Acctg Concepts

Revenue Recognition Principle

Revenue should be recognized when it is earned, which is usually at the point of sale.

Full Disclosure Principle

All information necessary to ensure that the financial statments are NOT misleading should be reported.

Going Concern Assumption

This concept eliminates the "liquidation concept" in viewing business affairs.

Periodicity Assumption

Measurement of the standing and progress of entities should be made at regular intervals rather than at the end of the business's life.

Materiality Constraint

Although an item such as a wastebasket may be of service for eight years, the total cost of the item may be expensed when it is purchased, because the amount is too insignificant to warrant the strict treatment of depreciation over the eight years.

Conservatism Constraint

The lower-of-cost-or-market rule for inventories is an application of this concept.

Historical Cost Principle

The recorded amount of an acquired item should be the fmv of what was given or the fmv of what was received in the exchange whichever can be more objectively determined.

Full Disclosure Principle

There must be complete and understandable reporting on financial statements.

Economic Entity Assumption

The president of a business should NOT loan his spouse the company's credit card for personal gasoline purchases.

Conservatism

In matters of doubt or uncertainty, select the accounting treatment that will result in the lowest figure for net income, assets, and owners' equity.

Expense Recognition (Matching) Principle

Expenses should be recognized in the same period that the related revenues are recognized.

Full Disclosure Principle

This concept is often exemplified by numerous notes to the financial statements.

Expense Recognition (Matching) Principle

If revenue is deferred to a future period, the related costs of generating that income should be deferred to the same future period.

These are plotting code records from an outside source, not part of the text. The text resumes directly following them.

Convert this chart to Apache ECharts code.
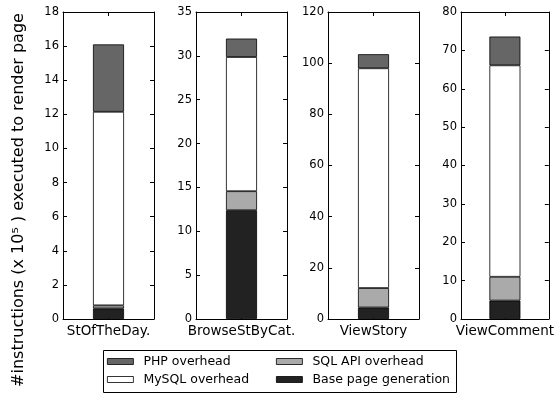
<!DOCTYPE html>
<html>
<head>
<meta charset="utf-8">
<script src="https://cdn.jsdelivr.net/npm/echarts@6/dist/echarts.min.js"></script>
<style>
  html, body { margin: 0; padding: 0; background: #fff; }
  #chart { width: 557px; height: 394px; }
</style>
</head>
<body>
<div id="chart"></div>
<script>
// one category per panel
const pages = ['StOfTheDay.', 'BrowseStByCat.', 'ViewStory', 'ViewComment'];
const seriesNames = ['Base page generation', 'SQL API overhead', 'MySQL overhead', 'PHP overhead'];
// values per panel (x 10^5 instructions), bottom to top
const basePage = [0.62, 12.4, 4.5, 4.8];
const sqlApi = [0.18, 2.17, 7.6, 6.2];
const mysql = [11.35, 15.3, 85.9, 55.1];
const php = [3.95, 2.1, 5.5, 7.5];
const yMax = [18, 35, 120, 80];
const yStep = [2, 5, 20, 10];

const colors = {
  'Base page generation': '#222222',
  'SQL API overhead': '#aaaaaa',
  'MySQL overhead': '#ffffff',
  'PHP overhead': '#666666'
};
const values = [basePage, sqlApi, mysql, php];

const gridLeft = [63, 196, 328, 461];
const font = 'DejaVu Sans';

const grids = [], xAxes = [], yAxes = [], series = [];
pages.forEach((p, g) => {
  grids.push({ left: gridLeft[g], top: 12, width: 91, height: 307 });
  const tickCfg = { show: true, inside: true, length: 4, alignWithLabel: true, lineStyle: { color: '#000' } };
  const lineCfg = { show: true, onZero: false, lineStyle: { color: '#000', width: 1 } };
  xAxes.push({
    gridIndex: g, type: 'category', data: [p], position: 'bottom',
    axisLine: lineCfg,
    axisTick: tickCfg,
    axisLabel: { color: '#000', fontFamily: font, fontSize: 13.5, margin: 5, interval: 0 }
  });
  xAxes.push({
    gridIndex: g, type: 'category', data: [p], position: 'top',
    axisLine: lineCfg,
    axisTick: tickCfg, axisLabel: { show: false }
  });
  const yBase = {
    gridIndex: g, type: 'value', min: 0, max: yMax[g], interval: yStep[g],
    splitLine: { show: false },
    axisLine: lineCfg,
    axisTick: { show: true, inside: true, length: 4, lineStyle: { color: '#000' } }
  };
  yAxes.push(Object.assign({}, yBase, {
    position: 'left',
    axisLabel: { color: '#000', fontFamily: font, fontSize: 11.5, margin: 4 }
  }));
  yAxes.push(Object.assign({}, yBase, { position: 'right', axisLabel: { show: false } }));

  seriesNames.forEach((name, k) => {
    series.push({
      name: name, type: 'bar', stack: 'panel' + g,
      xAxisIndex: g * 2, yAxisIndex: g * 2,
      barWidth: 31,
      data: [values[k][g]],
      itemStyle: { color: colors[name], borderColor: '#000', borderWidth: 0.8 },
      emphasis: { disabled: true }
    });
  });
});

const legendPos = [
  { name: 'PHP overhead', left: 107, top: 355 },
  { name: 'SQL API overhead', left: 276, top: 355 },
  { name: 'MySQL overhead', left: 107, top: 373 },
  { name: 'Base page generation', left: 276, top: 373 }
];
const legends = legendPos.map(l => ({
  data: [l.name], left: l.left, top: l.top, padding: 0,
  icon: 'rect', itemWidth: 26, itemHeight: 6,
  selectedMode: false,
  itemStyle: { borderColor: '#000', borderWidth: 0.8 },
  textStyle: { color: '#000', fontFamily: font, fontSize: 12.5, padding: [0, 0, 0, 5] }
}));

const chart = echarts.init(document.getElementById('chart'), null, { renderer: 'canvas' });
chart.setOption({
  animation: false,
  backgroundColor: '#fff',
  grid: grids,
  xAxis: xAxes,
  yAxis: yAxes,
  legend: legends,
  series: series,
  graphic: [
    {
      type: 'rect', shape: { x: 103.5, y: 350.5, width: 353, height: 42 },
      style: { fill: 'none', stroke: '#000', lineWidth: 1 }, z: 0
    },
    {
      type: 'text', x: 19, y: 200, rotation: Math.PI / 2,
      style: {
        text: '#instructions (x 10⁵ ) executed to render page',
        fill: '#000', font: '16px "DejaVu Sans"', align: 'center', verticalAlign: 'middle'
      }
    }
  ]
});
</script>
</body>
</html>
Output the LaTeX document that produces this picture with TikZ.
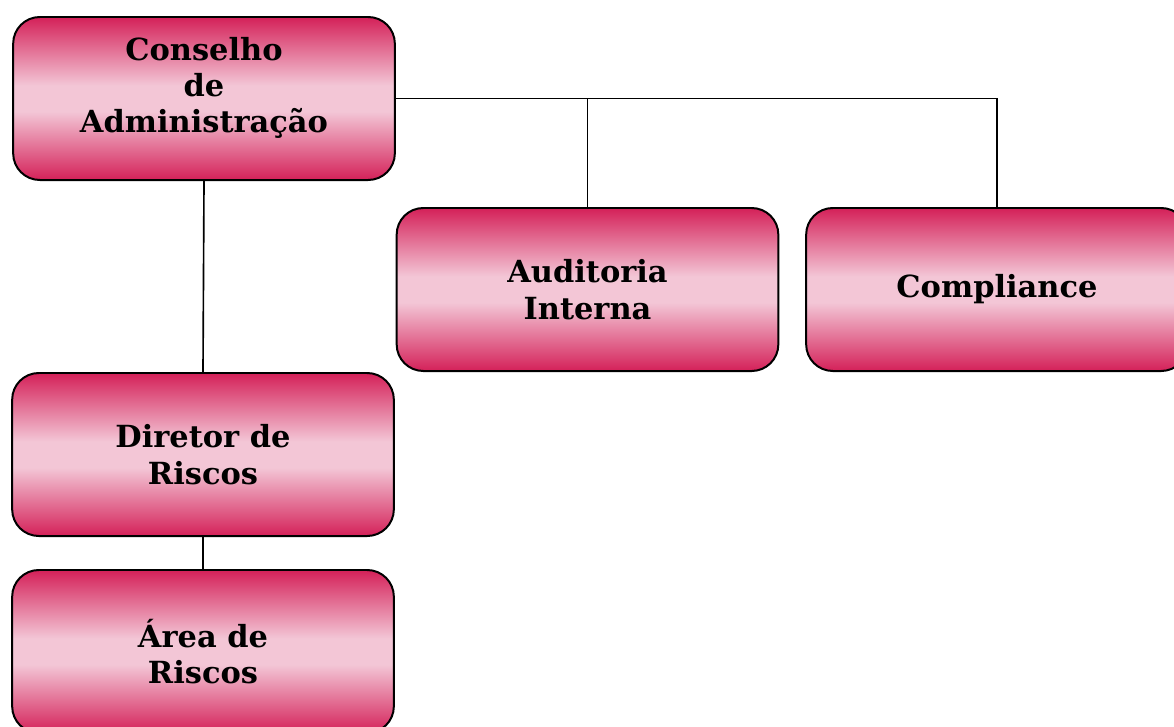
\documentclass[tikz,border=0pt]{standalone}
\usepackage{fontspec}
\setmainfont{DejaVu Serif}
\definecolor{crimson}{RGB}{212,32,88}
\definecolor{blush}{RGB}{243,198,214}
\pgfdeclareverticalshading{boxshade}{100bp}{color(0bp)=(crimson); color(25bp)=(crimson); color(28bp)=(crimson!85!blush); color(46bp)=(blush); color(54bp)=(blush); color(72bp)=(crimson!85!blush); color(75bp)=(crimson); color(100bp)=(crimson)}
\begin{document}
\begin{tikzpicture}[x=0.03cm,y=-0.03cm]

% Style for nodes
\tikzstyle{unit}=[draw,line width=1.7pt,rounded corners=0.8cm,shading=boxshade,
    minimum width=11.45cm,minimum height=4.89cm,align=center,
    font=\fontsize{26}{31}\selectfont\bfseries]
\tikzstyle{link}=[line width=1.4pt]
\useasboundingbox (0,0) rectangle (1174,727);
% The boxes
\node(cons)[unit] at (204,98.5){Conselho\\de\\Administração\\[-8pt]};
\node(audit)[unit] at (587.5,289.5){Auditoria\\Interna};
\node(comp)[unit] at (997,289.5){Compliance};
\node(dir)[unit] at (203,454.5){Diretor de\\Riscos};
\node(area)[unit] at (203,651.5){Área de\\Riscos};
% The lines
\draw[link] (cons.east) -| (comp.north);
\draw[link] (audit.north) -- (audit.north |- cons.east);
\draw[link] (cons.south) -- (dir.north);
\draw[link] (dir.south) -- (area.north);
\end{tikzpicture}
\end{document}
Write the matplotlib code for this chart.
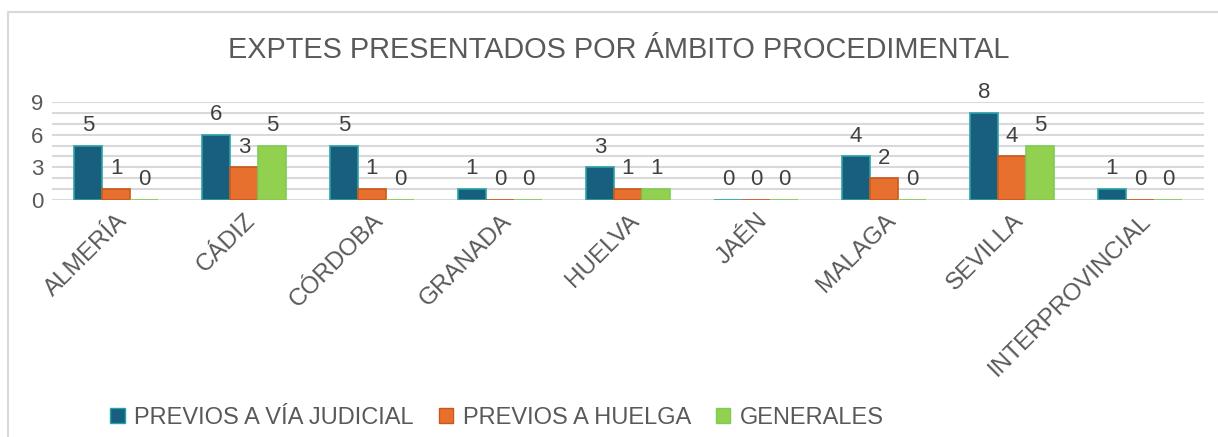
import numpy as np
import matplotlib.pyplot as plt
from matplotlib.lines import Line2D

plt.rcParams['font.family'] = ['Liberation Sans', 'DejaVu Sans']

# datos
provincias = ['ALMERÍA', 'CÁDIZ', 'CÓRDOBA', 'GRANADA', 'HUELVA', 'JAÉN',
              'MALAGA', 'SEVILLA', 'INTERPROVINCIAL']
via_judicial = [5, 6, 5, 1, 3, 0, 4, 8, 1]
huelga = [1, 3, 1, 0, 1, 0, 2, 4, 0]
generales = [0, 5, 0, 0, 1, 0, 0, 5, 0]

series = ['PREVIOS A VÍA JUDICIAL', 'PREVIOS A HUELGA', 'GENERALES']
colores = ['#175E7F', '#E8702E', '#92D050']
bordes = ['#2BA3A3', '#C9581C', '#7DCC55']
gris = '#595959'

fig = plt.figure(figsize=(12.18, 4.37), dpi=100)
ax = fig.add_axes([52/1218, 1-200/437, (1204-52)/1218, (200-102)/437])

x = np.arange(len(provincias))
w = 0.22
for i, (vals, c, b) in enumerate(zip([via_judicial, huelga, generales], colores, bordes)):
    pos = x + (i - 1) * w
    ax.bar(pos, vals, w, color=c, edgecolor=b, linewidth=1.2, zorder=3)
    for p, v in zip(pos, vals):
        ax.annotate(str(v), (p, v), xytext=(0, 7), textcoords='offset points',
                    ha='center', va='bottom', fontsize=16, color='#404040')

ax.set_xlim(-0.5, len(provincias) - 0.5)
ax.set_ylim(0, 9)
ax.set_yticks([0, 3, 6, 9])
ax.set_yticks(range(10), minor=True)
ax.grid(axis='y', which='both', color='#D9D9D9', linewidth=1.5, zorder=0)
ax.tick_params(axis='y', which='both', length=0, labelsize=16, labelcolor=gris, pad=6)
ax.tick_params(axis='x', length=0, labelsize=17.5, labelcolor=gris, pad=7)
ax.set_xticks(x)
ax.set_xticklabels(provincias, rotation=45, ha='right', rotation_mode='anchor')
for s in ax.spines.values():
    s.set_visible(False)

fig.text(0.508, 1-50/437, 'EXPTES PRESENTADOS POR ÁMBITO PROCEDIMENTAL',
         ha='center', va='center', fontsize=20.8, color=gris)

# marco
fig.add_artist(Line2D([8/1218, 8/1218, 1], [0, 1-12/437, 1-12/437],
                      transform=fig.transFigure, color='#D9D9D9', linewidth=1.5))

handles = [plt.Rectangle((0, 0), 1, 1, facecolor=c, edgecolor=b) for c, b in zip(colores, bordes)]
fig.legend(handles, series, loc='center', bbox_to_anchor=(497/1218, 1-418/437),
           ncol=3, frameon=False, fontsize=17, labelcolor=gris,
           handlelength=0.62, handleheight=0.62, handletextpad=0.4, columnspacing=1.05)

fig.savefig('out.png', dpi=100)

Revenue Recognition Principle

This concept includes a set of rules concerning when to recognize revenue and how to measure its amount.

Monetary Unit Assumption

All transactions and events are expressed in terms of a common denominator.

Conservatism

Avoid overstatement of net income, assets, and owners' equity, but do not intentionally understate them.

Going Concern Principle

it is assumed that an organization will remain in business long enough to recovery its cost of its assets.

Monetary Unit Assumption

Changes in the purchasing power of the dollar are so small from one period to the next that they are ignored in preparing the basic financial statements.

Materiality Constraint

Items whose amounts are very small relative to other amounts on the financial statements may be accounting for in the most expedient manner, rather than requiring strict accounting treatment under GAAP.

Historical Cost Principle

The cost of an item should be measured by the amount of the resources expended to acquire it.

Expense Recognition (Matching) Principle

Accruals and deferrals are often necessary in order to report expenses in the proper time periods.

Economic Entity Assumption

Each accounting unit is considered separate and distinct from all other accounting units.

Going Concern Principle

An accountant assumes that a business will continue indefinitely.

Historical Cost Principle

Assets which have appreciated in value are NOT reported at their current worth subsequent to acquisition because of this principle.

Historical Cost Principle

Depreciation of a long-term tangible asset is based on the asset's original acquisition cost rather than the asset's current market value.

Materiality Constraint

If an item will not affect any business decisions, it need NOT be separately reported in the financial statements.

Cost- Benefit Relationship

In order to justify requiring a particular measurement or disclosure, the benefits perceived to be derived from it must exceed costs expected to be association with it.

Expense Recognition (Matching) Principle

Externally acquired intangible assets are capitalized and amortized over the periods benefited.

Materiality Constraint

Repair tools are expensed when purchased even though they may be of use for more than one period.

Industry Practices Constraint

Brokerage firms use market value for purposes of valuation of all marketable securities. Changes in those market values are recognized in the income statement in the periods the changes occur.

Full Disclosure Principle

All significant postbalance sheet events are reported in the notes of the financial statements.

Revenue Recognition Principle

Revenue for a retail establishment is recorded at the point of sale.

Full Disclosure Principle

All important aspects of bond indentures (contracts) are presented in the financial statements.

Periodicity Assumption

Reporting must be done at defined time intervals. The time intervals are of equal length.

Expense Recognition (Matching) Principle

An allowance for doubtful (uncollectible) accounts is established.

Materiality Constraint

All payments out of petty cash are charged to Miscellaneous Expense, even though some expenditures will benefit the following period. (Do not use conservatism).

Conservatism Constraint

No profits are anticipated but all possible losses are recognized.

Expense Recognition (Matching) Principle

A company charges its sales commission costs to expense in the same period that the sale is made.

Going Concern Assumption

When the liquidation of an enterprise looks imminent, this assumption is inapplicable and thus, the historical cost principle does not apply. Rather, assets are reported at their net realizable value.

Full Disclosure Principle

The initial note to financial statements is usually a summary of significant accounting policies.